We now recognize the pervasiveness of rapid evolution in the wild; yet it remains a challenge to identify the key patterns and processes to predict outcomes and inform management decisions. In this dissertation, I employ genomic tools and multi-scale analyses over molecules, space, and time to improve our understanding of the genomic context of rapid evolution in two systems of management concern: the Tasmanian devil, Sarcophilis harrisii, and a classical biological control (biocontrol) agent, the tamarisk beetle (Diorhabda spp.). In these taxonomically-distinct systems, the common management goal is essentially to allow or provide beneficial genetic variation for adaptation to novel selective forces while limiting the potentially adverse effects of fixation and introgression. By spanning the tree of life and the unique circumstances of these systems, we can better identify strategies informative to systems of management concern.

Tasmanian devils (Sarcophilus harrisii) are evolving in response to a unique transmissible cancer, devil facial tumor disease (DFTD), first described in 1996. Persistence of wild populations and the recent emergence of a second independently evolved transmissible cancer suggest that transmissible cancers may be a recurrent feature in devils. In Chapter 1, I use range-wide RAD capture data and publicly available marsupial genomes to compare signatures of selection across temporal scales. I test the hypothesis that genes or gene pathways under contemporary selection have also been subject to historical selection. I documented genome-wide contemporary and historical selection, but limited evidence of recurrent selection, with no functional enrichment shared among gene sets.

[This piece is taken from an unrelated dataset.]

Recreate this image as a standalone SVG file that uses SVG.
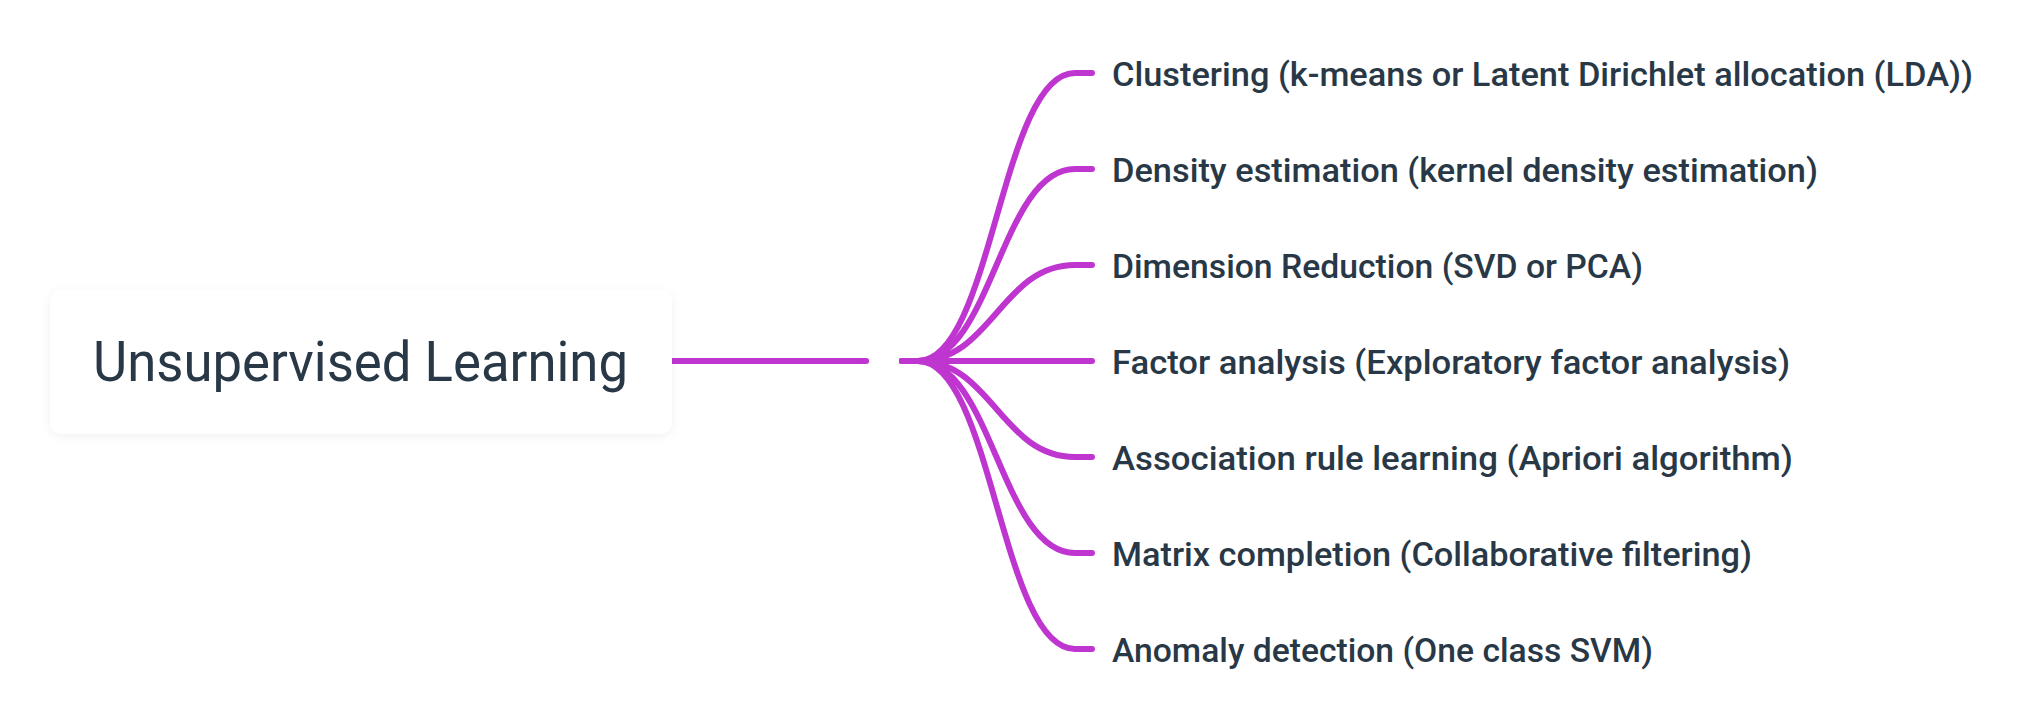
<svg xmlns="http://www.w3.org/2000/svg" width="2044" height="724" viewBox="0 0 2044 724">
<defs>
<filter id="sh" x="-10%" y="-20%" width="120%" height="140%">
<feDropShadow dx="0" dy="2" stdDeviation="5" flood-color="#000" flood-opacity="0.06"/>
</filter>
<style>
.conn{fill:none;stroke:#BE35CF;stroke-width:6;stroke-linecap:round}
.lbl{font-family:Roboto,"Liberation Sans",sans-serif;font-size:33px;font-weight:500;fill:#283846}
.root{font-family:Roboto,"Liberation Sans",sans-serif;font-size:55px;fill:#283846}
</style>
</defs>
<rect width="2044" height="724" fill="#fff"/>
<g id="connectors">
<path class="conn" d="M672 361 H866" style="stroke-linecap:butt"/>
<path class="conn" d="M866 361 H866.1"/>
<path class="conn" d="M902 361 H918 C992 361 1001 73 1075 73 H1092"/>
<path class="conn" d="M902 361 H918 C992 361 1001 169 1075 169 H1092"/>
<path class="conn" d="M902 361 H918 C992 361 1001 265 1075 265 H1092"/>
<path class="conn" d="M902 361 H1092"/>
<path class="conn" d="M902 361 H918 C992 361 1001 457 1075 457 H1092"/>
<path class="conn" d="M902 361 H918 C992 361 1001 553 1075 553 H1092"/>
<path class="conn" d="M902 361 H918 C992 361 1001 649 1075 649 H1092"/>
</g>
<g id="root">
<rect x="50" y="290" width="622" height="144" rx="12" fill="#fff" filter="url(#sh)"/>
<text class="root" x="93" y="381" textLength="535" lengthAdjust="spacingAndGlyphs">Unsupervised Learning</text>
</g>
<g id="n1"><text class="lbl" x="1112" y="86" textLength="861" lengthAdjust="spacingAndGlyphs">Clustering (k-means or Latent Dirichlet allocation (LDA))</text></g>
<g id="n2"><text class="lbl" x="1112" y="182" textLength="706" lengthAdjust="spacingAndGlyphs">Density estimation (kernel density estimation)</text></g>
<g id="n3"><text class="lbl" x="1112" y="278" textLength="531" lengthAdjust="spacingAndGlyphs">Dimension Reduction (SVD or PCA)</text></g>
<g id="n4"><text class="lbl" x="1112" y="374" textLength="678" lengthAdjust="spacingAndGlyphs">Factor analysis (Exploratory factor analysis)</text></g>
<g id="n5"><text class="lbl" x="1112" y="470" textLength="681" lengthAdjust="spacingAndGlyphs">Association rule learning (Apriori algorithm)</text></g>
<g id="n6"><text class="lbl" x="1112" y="566" textLength="640" lengthAdjust="spacingAndGlyphs">Matrix completion (Collaborative filtering)</text></g>
<g id="n7"><text class="lbl" x="1112" y="662" textLength="541" lengthAdjust="spacingAndGlyphs">Anomaly detection (One class SVM)</text></g>
</svg>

My results are consistent with a novel, polygenic evolutionary response of devils to DFTD and can inform management actions to conserve adaptive capacity of devils by identifying high priority targets for genetic monitoring and maintenance of functional diversity.

In Chapter 2, I examine the genome-wide outcomes of introduction, spread, and gene flow in the four cryptic species of the tamarisk beetle (D. carinata, D. carinulata, D. elongata, and D. sublineata), introduced to control invasive tamarisk (Tamarix spp.) in North America. I assembled a de novo draft reference genome of D. carinulata and used reference-based RADseq to characterize the genetic variation associated with establishment, spread, and gene flow. I found differential establishment and spread among the six released populations. Despite evidence of a substantial genetic bottleneck among collections of D. carinulata in North America and low levels of genetic diversity, populations continue to establish and spread, with one ecotype dominating the southward expansion front. I confirmed that Diorhabda hybridizes widely in the introduced range. Genetic diversity was greater in populations with hybrids, highlighting potential for increased adaptive capacity. These results provide a snapshot of introduced Diorhabda populations and lay the foundation for further application of genomics to understand contemporary eco-evolution in classical biological control programs.

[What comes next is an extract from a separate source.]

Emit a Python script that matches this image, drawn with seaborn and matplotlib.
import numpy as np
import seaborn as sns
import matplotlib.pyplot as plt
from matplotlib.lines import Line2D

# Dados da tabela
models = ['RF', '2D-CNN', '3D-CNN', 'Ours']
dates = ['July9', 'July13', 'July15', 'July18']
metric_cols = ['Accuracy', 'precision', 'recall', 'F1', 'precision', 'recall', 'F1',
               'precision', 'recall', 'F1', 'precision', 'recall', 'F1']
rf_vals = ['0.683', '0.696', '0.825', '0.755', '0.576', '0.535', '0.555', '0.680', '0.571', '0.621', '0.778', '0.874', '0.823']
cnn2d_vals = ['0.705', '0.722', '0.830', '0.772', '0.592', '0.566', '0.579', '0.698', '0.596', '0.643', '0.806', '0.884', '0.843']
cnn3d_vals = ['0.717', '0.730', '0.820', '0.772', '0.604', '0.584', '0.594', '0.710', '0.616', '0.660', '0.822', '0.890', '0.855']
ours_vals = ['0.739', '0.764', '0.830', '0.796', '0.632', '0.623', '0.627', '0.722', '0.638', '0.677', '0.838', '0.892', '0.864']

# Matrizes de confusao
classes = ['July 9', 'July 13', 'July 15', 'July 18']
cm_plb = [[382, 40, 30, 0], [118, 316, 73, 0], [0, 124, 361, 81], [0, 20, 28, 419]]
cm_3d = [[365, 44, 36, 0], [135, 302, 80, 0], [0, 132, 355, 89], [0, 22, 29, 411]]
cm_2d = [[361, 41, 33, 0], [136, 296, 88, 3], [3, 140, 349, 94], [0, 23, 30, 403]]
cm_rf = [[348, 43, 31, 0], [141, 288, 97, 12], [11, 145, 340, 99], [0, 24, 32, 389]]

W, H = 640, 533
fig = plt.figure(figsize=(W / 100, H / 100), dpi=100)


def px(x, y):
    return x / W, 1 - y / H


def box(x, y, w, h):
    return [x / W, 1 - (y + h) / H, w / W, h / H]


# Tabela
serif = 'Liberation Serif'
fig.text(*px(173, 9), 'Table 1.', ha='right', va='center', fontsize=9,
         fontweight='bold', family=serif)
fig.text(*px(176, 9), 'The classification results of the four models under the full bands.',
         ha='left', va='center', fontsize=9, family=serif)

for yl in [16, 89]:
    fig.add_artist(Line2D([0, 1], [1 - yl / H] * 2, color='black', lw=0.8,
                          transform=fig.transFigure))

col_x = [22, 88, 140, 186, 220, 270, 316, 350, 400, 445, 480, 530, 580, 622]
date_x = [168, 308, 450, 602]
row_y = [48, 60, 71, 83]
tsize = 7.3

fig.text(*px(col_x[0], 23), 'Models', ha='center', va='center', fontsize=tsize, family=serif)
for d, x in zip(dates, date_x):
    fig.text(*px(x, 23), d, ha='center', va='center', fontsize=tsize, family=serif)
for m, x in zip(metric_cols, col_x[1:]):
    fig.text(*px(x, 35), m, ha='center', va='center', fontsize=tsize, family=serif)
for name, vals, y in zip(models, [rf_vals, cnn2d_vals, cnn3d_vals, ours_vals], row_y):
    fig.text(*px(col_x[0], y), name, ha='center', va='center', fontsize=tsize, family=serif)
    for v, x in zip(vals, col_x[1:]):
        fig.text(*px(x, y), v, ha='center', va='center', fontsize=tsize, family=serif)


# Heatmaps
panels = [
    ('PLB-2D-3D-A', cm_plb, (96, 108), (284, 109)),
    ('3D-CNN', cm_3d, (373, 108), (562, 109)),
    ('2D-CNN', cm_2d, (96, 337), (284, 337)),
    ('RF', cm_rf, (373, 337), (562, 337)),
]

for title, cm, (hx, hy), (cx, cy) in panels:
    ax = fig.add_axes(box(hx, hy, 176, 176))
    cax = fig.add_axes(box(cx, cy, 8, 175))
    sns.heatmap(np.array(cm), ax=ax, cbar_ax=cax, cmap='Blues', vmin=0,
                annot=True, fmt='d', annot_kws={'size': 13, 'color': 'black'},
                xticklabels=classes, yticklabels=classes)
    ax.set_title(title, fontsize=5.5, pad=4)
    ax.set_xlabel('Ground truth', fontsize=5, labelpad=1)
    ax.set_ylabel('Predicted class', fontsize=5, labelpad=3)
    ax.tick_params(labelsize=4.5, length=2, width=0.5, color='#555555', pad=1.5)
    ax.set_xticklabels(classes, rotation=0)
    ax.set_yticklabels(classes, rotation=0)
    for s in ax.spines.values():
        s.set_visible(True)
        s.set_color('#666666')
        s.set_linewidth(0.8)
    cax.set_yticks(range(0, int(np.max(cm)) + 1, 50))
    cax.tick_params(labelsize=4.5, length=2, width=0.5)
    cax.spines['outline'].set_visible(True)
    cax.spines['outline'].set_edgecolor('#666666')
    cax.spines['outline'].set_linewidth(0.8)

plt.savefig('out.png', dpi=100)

In Chapter 3, I present high-quality assemblies of all four Diorhabda species using iterative, third-generation sequencing technologies, in collaboration with the United States Dep. Agriculture, Agricultural Research Service Ag100 Pest Initiative. I annotate these nearly chromosome-level assemblies with population genetic data to validate sex chromosome identification, compare the arrangement of single-copy orthologs, and characterize repeat content among the introduced biocontrol species. These resources dramatically improve our ability to identify mechanisms of rapid evolution in reproductive barriers, adaptation to novel environments, and physiological responses to plant hosts.